**Task instructions:** Retype every line from the start of the data down to and including the line with "const Y_MAJOR = 100;". Skip the pictures.

**Dataset content:**
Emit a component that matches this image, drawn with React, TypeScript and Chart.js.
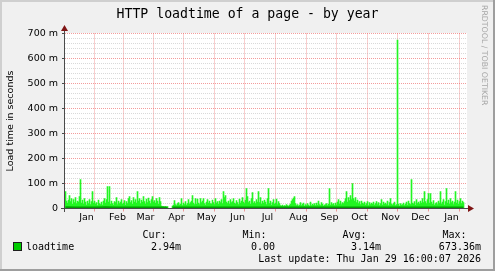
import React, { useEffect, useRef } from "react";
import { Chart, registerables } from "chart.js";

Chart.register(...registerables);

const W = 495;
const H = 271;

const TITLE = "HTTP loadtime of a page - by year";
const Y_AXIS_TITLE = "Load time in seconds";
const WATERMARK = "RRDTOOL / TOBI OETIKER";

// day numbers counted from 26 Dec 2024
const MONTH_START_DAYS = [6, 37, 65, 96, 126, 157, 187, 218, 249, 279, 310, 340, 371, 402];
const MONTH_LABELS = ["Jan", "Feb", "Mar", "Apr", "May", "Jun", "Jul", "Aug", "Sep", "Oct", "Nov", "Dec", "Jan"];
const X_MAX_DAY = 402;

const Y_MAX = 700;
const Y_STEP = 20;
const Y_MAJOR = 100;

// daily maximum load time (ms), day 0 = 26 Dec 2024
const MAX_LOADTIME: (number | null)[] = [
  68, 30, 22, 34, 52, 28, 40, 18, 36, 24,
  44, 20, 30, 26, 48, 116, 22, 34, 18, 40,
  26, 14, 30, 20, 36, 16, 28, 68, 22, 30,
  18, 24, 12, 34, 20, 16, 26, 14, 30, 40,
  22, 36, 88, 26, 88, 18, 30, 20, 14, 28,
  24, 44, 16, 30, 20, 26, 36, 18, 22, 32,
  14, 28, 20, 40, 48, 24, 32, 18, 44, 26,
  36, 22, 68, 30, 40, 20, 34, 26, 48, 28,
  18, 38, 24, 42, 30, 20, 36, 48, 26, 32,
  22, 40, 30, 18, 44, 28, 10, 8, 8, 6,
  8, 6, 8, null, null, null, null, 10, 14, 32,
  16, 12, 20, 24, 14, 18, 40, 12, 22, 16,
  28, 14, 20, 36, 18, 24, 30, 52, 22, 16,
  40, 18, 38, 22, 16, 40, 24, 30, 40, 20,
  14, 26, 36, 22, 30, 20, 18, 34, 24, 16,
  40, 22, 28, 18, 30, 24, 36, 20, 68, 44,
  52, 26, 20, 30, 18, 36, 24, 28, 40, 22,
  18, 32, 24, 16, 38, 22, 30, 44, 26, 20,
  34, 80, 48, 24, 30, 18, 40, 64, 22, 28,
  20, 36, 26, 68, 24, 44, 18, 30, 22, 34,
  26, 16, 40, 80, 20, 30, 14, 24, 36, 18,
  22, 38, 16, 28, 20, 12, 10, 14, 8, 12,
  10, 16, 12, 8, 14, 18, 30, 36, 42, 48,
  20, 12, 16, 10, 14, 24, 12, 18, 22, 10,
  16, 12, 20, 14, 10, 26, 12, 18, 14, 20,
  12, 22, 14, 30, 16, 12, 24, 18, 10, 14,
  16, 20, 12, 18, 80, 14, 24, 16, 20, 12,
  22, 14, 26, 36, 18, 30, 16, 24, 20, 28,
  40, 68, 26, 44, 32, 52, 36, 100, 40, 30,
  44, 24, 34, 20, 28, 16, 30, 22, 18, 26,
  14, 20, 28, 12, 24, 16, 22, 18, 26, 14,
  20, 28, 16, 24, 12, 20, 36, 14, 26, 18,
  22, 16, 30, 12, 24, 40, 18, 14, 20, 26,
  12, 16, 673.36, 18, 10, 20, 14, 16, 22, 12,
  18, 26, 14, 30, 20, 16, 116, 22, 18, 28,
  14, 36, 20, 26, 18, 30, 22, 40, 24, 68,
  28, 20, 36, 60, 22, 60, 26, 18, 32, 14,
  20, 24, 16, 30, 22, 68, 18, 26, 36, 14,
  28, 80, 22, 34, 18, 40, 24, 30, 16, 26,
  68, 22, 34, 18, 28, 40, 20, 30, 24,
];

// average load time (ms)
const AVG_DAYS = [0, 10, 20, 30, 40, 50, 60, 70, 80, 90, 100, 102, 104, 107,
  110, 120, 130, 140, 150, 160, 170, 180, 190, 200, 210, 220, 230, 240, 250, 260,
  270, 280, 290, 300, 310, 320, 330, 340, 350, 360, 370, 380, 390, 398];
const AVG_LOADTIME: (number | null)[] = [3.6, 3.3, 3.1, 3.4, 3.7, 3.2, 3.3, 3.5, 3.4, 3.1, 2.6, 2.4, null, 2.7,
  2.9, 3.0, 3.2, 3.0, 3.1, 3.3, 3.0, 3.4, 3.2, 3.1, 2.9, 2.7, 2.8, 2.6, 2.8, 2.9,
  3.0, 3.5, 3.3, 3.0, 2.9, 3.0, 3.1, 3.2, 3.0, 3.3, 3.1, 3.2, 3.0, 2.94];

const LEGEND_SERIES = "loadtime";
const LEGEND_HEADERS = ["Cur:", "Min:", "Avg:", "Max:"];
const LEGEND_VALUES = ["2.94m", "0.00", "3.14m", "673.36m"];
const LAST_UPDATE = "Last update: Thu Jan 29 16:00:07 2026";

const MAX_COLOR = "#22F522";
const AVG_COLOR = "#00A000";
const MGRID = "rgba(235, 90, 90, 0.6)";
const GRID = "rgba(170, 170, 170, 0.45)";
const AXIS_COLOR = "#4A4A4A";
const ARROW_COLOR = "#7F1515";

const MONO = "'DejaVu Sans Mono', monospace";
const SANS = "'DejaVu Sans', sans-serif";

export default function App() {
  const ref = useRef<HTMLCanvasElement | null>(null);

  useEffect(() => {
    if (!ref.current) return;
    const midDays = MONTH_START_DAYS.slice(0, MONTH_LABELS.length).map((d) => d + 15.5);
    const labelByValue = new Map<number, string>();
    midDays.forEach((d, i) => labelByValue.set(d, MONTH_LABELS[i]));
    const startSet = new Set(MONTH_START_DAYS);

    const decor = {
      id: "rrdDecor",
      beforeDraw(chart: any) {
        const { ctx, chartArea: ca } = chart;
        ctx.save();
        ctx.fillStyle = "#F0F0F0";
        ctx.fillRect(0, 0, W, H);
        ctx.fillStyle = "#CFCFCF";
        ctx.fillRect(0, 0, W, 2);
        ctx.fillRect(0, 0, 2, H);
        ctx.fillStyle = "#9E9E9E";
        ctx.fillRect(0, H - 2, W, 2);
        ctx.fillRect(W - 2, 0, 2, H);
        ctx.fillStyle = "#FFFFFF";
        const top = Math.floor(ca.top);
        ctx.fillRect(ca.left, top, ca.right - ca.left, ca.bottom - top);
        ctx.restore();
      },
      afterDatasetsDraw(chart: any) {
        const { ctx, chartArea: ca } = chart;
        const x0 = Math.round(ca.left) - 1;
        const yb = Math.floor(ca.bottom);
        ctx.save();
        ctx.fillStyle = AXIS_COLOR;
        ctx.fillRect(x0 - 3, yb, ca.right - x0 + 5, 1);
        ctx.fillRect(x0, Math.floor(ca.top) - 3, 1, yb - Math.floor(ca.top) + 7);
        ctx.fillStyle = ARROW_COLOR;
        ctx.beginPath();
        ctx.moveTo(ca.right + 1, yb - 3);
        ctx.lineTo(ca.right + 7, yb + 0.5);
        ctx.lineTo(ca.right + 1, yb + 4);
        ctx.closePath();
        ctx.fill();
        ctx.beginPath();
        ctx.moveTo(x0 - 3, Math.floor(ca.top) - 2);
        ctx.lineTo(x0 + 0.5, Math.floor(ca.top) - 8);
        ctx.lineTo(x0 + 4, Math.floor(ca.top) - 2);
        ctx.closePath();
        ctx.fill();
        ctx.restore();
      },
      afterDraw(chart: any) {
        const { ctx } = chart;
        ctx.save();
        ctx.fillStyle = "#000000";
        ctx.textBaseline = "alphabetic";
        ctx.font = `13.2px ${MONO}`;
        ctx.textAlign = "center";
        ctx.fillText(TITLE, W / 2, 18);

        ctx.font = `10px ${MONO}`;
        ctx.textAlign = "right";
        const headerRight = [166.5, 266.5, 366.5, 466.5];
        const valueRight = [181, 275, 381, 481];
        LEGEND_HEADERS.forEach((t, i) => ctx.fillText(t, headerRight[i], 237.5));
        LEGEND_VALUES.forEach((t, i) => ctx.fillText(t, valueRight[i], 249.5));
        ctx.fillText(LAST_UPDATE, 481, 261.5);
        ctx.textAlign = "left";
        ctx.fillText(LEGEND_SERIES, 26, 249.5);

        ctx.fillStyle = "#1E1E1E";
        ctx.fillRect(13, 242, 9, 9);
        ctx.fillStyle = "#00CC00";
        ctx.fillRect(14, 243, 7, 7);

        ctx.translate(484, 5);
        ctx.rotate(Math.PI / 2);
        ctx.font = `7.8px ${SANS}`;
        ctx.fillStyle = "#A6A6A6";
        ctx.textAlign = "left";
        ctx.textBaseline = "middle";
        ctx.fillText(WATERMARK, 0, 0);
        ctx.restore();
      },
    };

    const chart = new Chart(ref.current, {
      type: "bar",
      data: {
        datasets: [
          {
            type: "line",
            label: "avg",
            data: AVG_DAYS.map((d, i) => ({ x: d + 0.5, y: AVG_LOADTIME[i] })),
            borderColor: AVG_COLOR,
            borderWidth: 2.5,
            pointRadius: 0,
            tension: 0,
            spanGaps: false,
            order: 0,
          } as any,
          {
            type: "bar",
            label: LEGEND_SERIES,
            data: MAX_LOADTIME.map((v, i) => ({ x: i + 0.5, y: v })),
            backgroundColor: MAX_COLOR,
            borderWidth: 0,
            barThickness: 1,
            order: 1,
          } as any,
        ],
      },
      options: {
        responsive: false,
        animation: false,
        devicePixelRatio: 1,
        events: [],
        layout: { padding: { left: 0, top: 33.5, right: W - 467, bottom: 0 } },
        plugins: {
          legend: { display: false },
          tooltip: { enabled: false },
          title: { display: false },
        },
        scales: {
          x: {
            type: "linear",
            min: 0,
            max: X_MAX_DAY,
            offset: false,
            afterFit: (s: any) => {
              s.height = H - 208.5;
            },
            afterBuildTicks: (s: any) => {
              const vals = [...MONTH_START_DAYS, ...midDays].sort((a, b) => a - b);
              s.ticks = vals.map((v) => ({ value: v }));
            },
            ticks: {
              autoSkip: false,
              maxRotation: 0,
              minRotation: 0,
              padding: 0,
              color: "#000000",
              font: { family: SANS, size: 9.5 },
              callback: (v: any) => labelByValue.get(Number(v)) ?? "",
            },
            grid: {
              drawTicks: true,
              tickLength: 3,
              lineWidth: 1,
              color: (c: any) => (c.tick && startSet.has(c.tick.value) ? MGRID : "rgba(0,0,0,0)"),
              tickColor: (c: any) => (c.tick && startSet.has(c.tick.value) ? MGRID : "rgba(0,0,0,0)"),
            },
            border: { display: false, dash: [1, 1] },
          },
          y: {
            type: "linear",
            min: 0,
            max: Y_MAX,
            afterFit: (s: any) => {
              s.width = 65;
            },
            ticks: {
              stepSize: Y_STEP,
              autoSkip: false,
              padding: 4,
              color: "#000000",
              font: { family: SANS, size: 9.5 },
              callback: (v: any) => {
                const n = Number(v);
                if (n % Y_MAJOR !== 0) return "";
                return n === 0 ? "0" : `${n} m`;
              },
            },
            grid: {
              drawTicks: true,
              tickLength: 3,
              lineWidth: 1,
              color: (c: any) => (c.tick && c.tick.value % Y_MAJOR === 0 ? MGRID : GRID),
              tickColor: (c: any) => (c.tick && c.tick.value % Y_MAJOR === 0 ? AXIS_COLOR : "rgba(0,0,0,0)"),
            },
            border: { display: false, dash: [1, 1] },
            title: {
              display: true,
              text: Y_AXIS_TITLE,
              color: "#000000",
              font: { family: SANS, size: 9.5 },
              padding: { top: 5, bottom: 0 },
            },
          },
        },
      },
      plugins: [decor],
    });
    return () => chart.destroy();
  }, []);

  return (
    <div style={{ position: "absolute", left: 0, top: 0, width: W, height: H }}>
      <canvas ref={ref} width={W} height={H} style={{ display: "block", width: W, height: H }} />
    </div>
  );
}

**Full response:**
Emit a component that matches this image, drawn with React, TypeScript and Chart.js.
import React, { useEffect, useRef } from "react";
import { Chart, registerables } from "chart.js";

Chart.register(...registerables);

const W = 495;
const H = 271;

const TITLE = "HTTP loadtime of a page - by year";
const Y_AXIS_TITLE = "Load time in seconds";
const WATERMARK = "RRDTOOL / TOBI OETIKER";

// day numbers counted from 26 Dec 2024
const MONTH_START_DAYS = [6, 37, 65, 96, 126, 157, 187, 218, 249, 279, 310, 340, 371, 402];
const MONTH_LABELS = ["Jan", "Feb", "Mar", "Apr", "May", "Jun", "Jul", "Aug", "Sep", "Oct", "Nov", "Dec", "Jan"];
const X_MAX_DAY = 402;

const Y_MAX = 700;
const Y_STEP = 20;
const Y_MAJOR = 100;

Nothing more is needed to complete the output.